Oh, wow. This is such a lovely, difficult book. The first things we learn are that Lydia’s missing, and that it’s not like her to be missing. From there unfolds a story which is also a lesson in how not to raise your child, though it’s taught by proxy through parents who wanted nothing but success and happiness for their daughter.
Lydia is slowly collapsing under the pressure from both her parents to live out their unfulfilled dreams; unfortunately, they’re wildly different people, so that’s a little difficult, or let’s say impossible. From day one, her parents put all of their eggs into the Lydia basket, and their two other children are largely ignored, Lydia’s older brother Nathan because as a boy, he was of no particular value as a road to their mother’s redemption and it was clear early on he wasn’t going to be the popular jock kid their father dreamed of being, and Lydia’s younger sister Hannah because she came along too late in the process to be a focus of concentration: they already had that, REALLY. Poor sad sensitive kind powerful lovely Hannah, by the way.
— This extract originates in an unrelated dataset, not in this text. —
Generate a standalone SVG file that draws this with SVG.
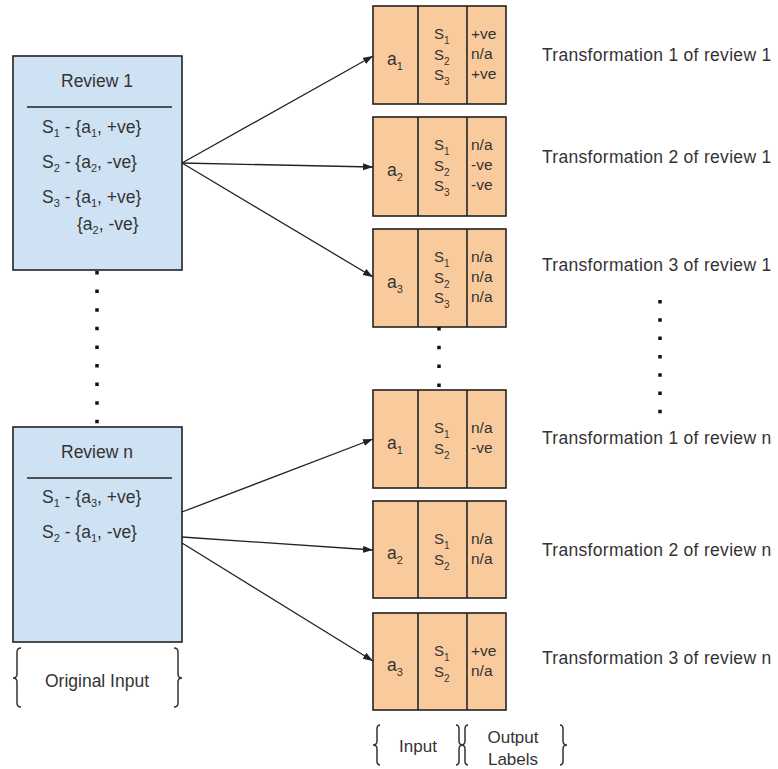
<svg xmlns="http://www.w3.org/2000/svg" width="778" height="769" viewBox="0 0 778 769">
<style>
text{font-family:"Liberation Sans",Arial,sans-serif;fill:#333}
.rev{fill:#cfe2f3;stroke:#222;stroke-width:1.6}
.out{fill:#f9cb9c;stroke:#222;stroke-width:1.6}
.sep{stroke:#222;stroke-width:1.6}
.big{font-size:17.5px}
.sm{font-size:15px}
.rc{font-size:15.5px}
.aa{font-size:17.5px}
.lab{font-size:17.5px;letter-spacing:0.3px}
.leg{font-size:17px}
.sb{font-size:11px}
.ss{font-size:10px}
.conn{stroke:#222;stroke-width:1.3;fill:none;marker-end:url(#arr)}
.dots{stroke:#111;stroke-width:3.5;fill:none}
.brace{stroke:#333;stroke-width:1.5;fill:none}
</style>
<defs>
<marker id="arr" markerUnits="userSpaceOnUse" markerWidth="11" markerHeight="8" refX="10" refY="3.5" orient="auto">
<path d="M0,0 L10,3.5 L0,7 z" fill="#222"/>
</marker>
</defs>
<rect width="778" height="769" fill="#fff"/>

<g id="review1">
<rect class="rev" x="13" y="56" width="169" height="214"/>
<line class="sep" x1="27" y1="107" x2="172" y2="107"/>
<text class="big" x="97" y="87" text-anchor="middle">Review 1</text>
<text class="big" x="42" y="133">S<tspan class="sb" dy="4">1</tspan><tspan dy="-4"> - {a</tspan><tspan class="sb" dy="4">1</tspan><tspan dy="-4">, +ve}</tspan></text>
<text class="big" x="42" y="168">S<tspan class="sb" dy="4">2</tspan><tspan dy="-4"> - {a</tspan><tspan class="sb" dy="4">2</tspan><tspan dy="-4">, -ve}</tspan></text>
<text class="big" x="42" y="203">S<tspan class="sb" dy="4">3</tspan><tspan dy="-4"> - {a</tspan><tspan class="sb" dy="4">1</tspan><tspan dy="-4">, +ve}</tspan></text>
<text class="big" x="77" y="230">{a<tspan class="sb" dy="4">2</tspan><tspan dy="-4">, -ve}</tspan></text>
</g>

<g id="reviewN">
<rect class="rev" x="13" y="427" width="169" height="215"/>
<line class="sep" x1="27" y1="478" x2="172" y2="478"/>
<text class="big" x="97" y="458" text-anchor="middle">Review n</text>
<text class="big" x="42" y="503">S<tspan class="sb" dy="4">1</tspan><tspan dy="-4"> - {a</tspan><tspan class="sb" dy="4">3</tspan><tspan dy="-4">, +ve}</tspan></text>
<text class="big" x="42" y="538">S<tspan class="sb" dy="4">2</tspan><tspan dy="-4"> - {a</tspan><tspan class="sb" dy="4">1</tspan><tspan dy="-4">, -ve}</tspan></text>
</g>

<g id="originalInput">
<path class="brace" d="M21 648 Q17 648 17 652 L17 674 Q17 678 13 678 Q17 678 17 682 L17 703 Q17 707 21 707"/>
<path class="brace" d="M174 648 Q178 648 178 652 L178 674 Q178 678 182 678 Q178 678 178 682 L178 703 Q178 707 174 707"/>
<text class="big" x="97" y="687" text-anchor="middle">Original Input</text>
</g>

<g id="t1r1">
<rect class="out" x="373" y="6" width="133" height="98"/>
<line class="sep" x1="418" y1="6" x2="418" y2="104"/>
<line class="sep" x1="467" y1="6" x2="467" y2="104"/>
<text class="aa" x="387" y="65">a<tspan class="sb" dy="5">1</tspan></text>
<text class="sm" x="434" y="39">S<tspan class="ss" dy="5">1</tspan></text>
<text class="sm" x="434" y="60">S<tspan class="ss" dy="5">2</tspan></text>
<text class="sm" x="434" y="80">S<tspan class="ss" dy="5">3</tspan></text>
<text class="rc" x="471" y="39">+ve</text>
<text class="rc" x="471" y="59">n/a</text>
<text class="rc" x="471" y="79">+ve</text>
</g>

<g id="t2r1">
<rect class="out" x="373" y="117" width="133" height="99"/>
<line class="sep" x1="418" y1="117" x2="418" y2="216"/>
<line class="sep" x1="467" y1="117" x2="467" y2="216"/>
<text class="aa" x="387" y="176">a<tspan class="sb" dy="5">2</tspan></text>
<text class="sm" x="434" y="150">S<tspan class="ss" dy="5">1</tspan></text>
<text class="sm" x="434" y="171">S<tspan class="ss" dy="5">2</tspan></text>
<text class="sm" x="434" y="191">S<tspan class="ss" dy="5">3</tspan></text>
<text class="rc" x="471" y="150">n/a</text>
<text class="rc" x="471" y="170">-ve</text>
<text class="rc" x="471" y="190">-ve</text>
</g>

<g id="t3r1">
<rect class="out" x="373" y="229" width="133" height="98"/>
<line class="sep" x1="418" y1="229" x2="418" y2="327"/>
<line class="sep" x1="467" y1="229" x2="467" y2="327"/>
<text class="aa" x="387" y="288">a<tspan class="sb" dy="5">3</tspan></text>
<text class="sm" x="434" y="262">S<tspan class="ss" dy="5">1</tspan></text>
<text class="sm" x="434" y="283">S<tspan class="ss" dy="5">2</tspan></text>
<text class="sm" x="434" y="303">S<tspan class="ss" dy="5">3</tspan></text>
<text class="rc" x="471" y="262">n/a</text>
<text class="rc" x="471" y="282">n/a</text>
<text class="rc" x="471" y="302">n/a</text>
</g>

<g id="t1rn">
<rect class="out" x="373" y="390" width="133" height="98"/>
<line class="sep" x1="418" y1="390" x2="418" y2="488"/>
<line class="sep" x1="467" y1="390" x2="467" y2="488"/>
<text class="aa" x="387" y="449">a<tspan class="sb" dy="5">1</tspan></text>
<text class="sm" x="434" y="433">S<tspan class="ss" dy="5">1</tspan></text>
<text class="sm" x="434" y="454">S<tspan class="ss" dy="5">2</tspan></text>
<text class="rc" x="471" y="433">n/a</text>
<text class="rc" x="471" y="453">-ve</text>
</g>

<g id="t2rn">
<rect class="out" x="373" y="501" width="133" height="97"/>
<line class="sep" x1="418" y1="501" x2="418" y2="598"/>
<line class="sep" x1="467" y1="501" x2="467" y2="598"/>
<text class="aa" x="387" y="559">a<tspan class="sb" dy="5">2</tspan></text>
<text class="sm" x="434" y="544">S<tspan class="ss" dy="5">1</tspan></text>
<text class="sm" x="434" y="565">S<tspan class="ss" dy="5">2</tspan></text>
<text class="rc" x="471" y="544">n/a</text>
<text class="rc" x="471" y="564">n/a</text>
</g>

<g id="t3rn">
<rect class="out" x="373" y="613" width="133" height="97"/>
<line class="sep" x1="418" y1="613" x2="418" y2="710"/>
<line class="sep" x1="467" y1="613" x2="467" y2="710"/>
<text class="aa" x="387" y="671">a<tspan class="sb" dy="5">3</tspan></text>
<text class="sm" x="434" y="656">S<tspan class="ss" dy="5">1</tspan></text>
<text class="sm" x="434" y="677">S<tspan class="ss" dy="5">2</tspan></text>
<text class="rc" x="471" y="656">+ve</text>
<text class="rc" x="471" y="676">n/a</text>
</g>

<g id="labels">
<text class="lab" x="542" y="61">Transformation 1 of review 1</text>
<text class="lab" x="542" y="163">Transformation 2 of review 1</text>
<text class="lab" x="542" y="271">Transformation 3 of review 1</text>
<text class="lab" x="542" y="444">Transformation 1 of review n</text>
<text class="lab" x="542" y="556">Transformation 2 of review n</text>
<text class="lab" x="542" y="664">Transformation 3 of review n</text>
</g>

<g id="inputLegend">
<path class="brace" d="M380 725 Q377 725 377 729 L377 741 Q377 745 373 745 Q377 745 377 749 L377 761 Q377 765 380 765"/>
<path class="brace" d="M456 725 Q459 725 459 729 L459 741 Q459 745 463 745 Q459 745 459 749 L459 761 Q459 765 456 765"/>
<text class="leg" x="418" y="752" text-anchor="middle">Input</text>
</g>

<g id="outputLegend">
<path class="brace" d="M468 725 Q465 725 465 729 L465 741 Q465 745 461 745 Q465 745 465 749 L465 761 Q465 765 468 765"/>
<path class="brace" d="M560 725 Q563 725 563 729 L563 741 Q563 745 567 745 Q563 745 563 749 L563 761 Q563 765 560 765"/>
<text class="leg" x="513" y="743" text-anchor="middle">Output</text>
<text class="leg" x="513" y="765" text-anchor="middle">Labels</text>
</g>

<g id="connectors">
<line class="conn" x1="182" y1="163" x2="373" y2="56"/>
<line class="conn" x1="182" y1="163" x2="373" y2="167"/>
<line class="conn" x1="182" y1="163" x2="373" y2="277"/>
<line class="conn" x1="182" y1="512" x2="373" y2="439"/>
<line class="conn" x1="182" y1="537" x2="373" y2="550"/>
<line class="conn" x1="182" y1="543" x2="373" y2="661"/>
<line class="dots" x1="97" y1="271" x2="97" y2="425" stroke-dasharray="3.5 15.1"/>
<line class="dots" x1="439" y1="327" x2="439" y2="390" stroke-dasharray="3.5 15.3"/>
<line class="dots" x1="660" y1="300" x2="660" y2="415" stroke-dasharray="3.5 14.8"/>
</g>
</svg>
Anyway, this adds to the general shitty situation in the Lee household as Lydia’s brother, who’s taken on the role of her protector, is going off to college and is sick of that role anyway and for Lydia, who’s on the very very edge of the edge anyway, that’s just too much.
You gotta read it, though. As endings often do this one felt kind of abrupt, but it’s powerful just the same and there’s not a single thing I can say about it. If you have kids or if your parent(s) ever intentionally or otherwise applied this sort of pressure to you, you’ll think about this book for a long time.